ビバルディの旅立ち、それは永遠の魂となって(1)

ビバルディの旅立ち、それは永遠の魂となって(1)
~新展地への移住~

1740年、ビバルディはかねてから構想していたウィーンへの移住を決意し、オーストリア南部のグラーツを目指し、6月28日にはウィーンへ到着しています。

この移住の理由には、先に触れたフェルラーラでの惨事などビバルディを取り巻く生活環境の変化などさまざまな背景があったと考えられます。

また同時にこの頃から更に、ベネチアを始めとする近隣都市では、常に新しい音楽の流行を求める風潮が更に強まっており、ビバルディの音楽は過去の産物とみなされるようになっていました。

これにより、残念ながらビバルディの人気は、既に失われておりかつての栄華はとうに失せていたのです。

また長年自己の音楽への飽くなき追従とその創作を、けして止めることなかったビバルディは、自己が確立しようとしていた更に革新的な音楽の理解を、その他の地域へその視野を広げざるを得ない状況にあったことは、ピエタを退職していたこともあり安定した収入も期待できなく、以後の生活をしていくうえでの経済的な事情から、必然的な理由が揃っていたものと考えられます。

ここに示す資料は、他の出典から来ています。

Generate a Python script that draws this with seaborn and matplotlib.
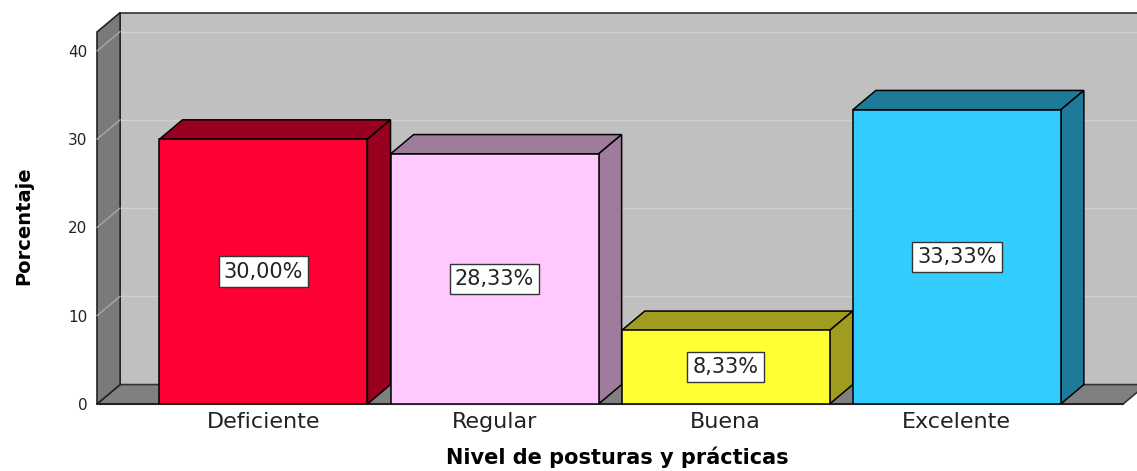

おそらく時代の変化という見えない暗闇の中に、自身がまた自己の作品が消えていくようで、それははかりしれない恐怖となっていたのかもしれません。

しかしながら、この時もかつてのように逆境においては逆にこの恐れに対して、時代に打ち勝とうする強い精神力が、またまだ自分はやれるはずだと信じて止まない老体のビバルディを動かそうとする強いエネルギーに変える原動力となったものと考えられます。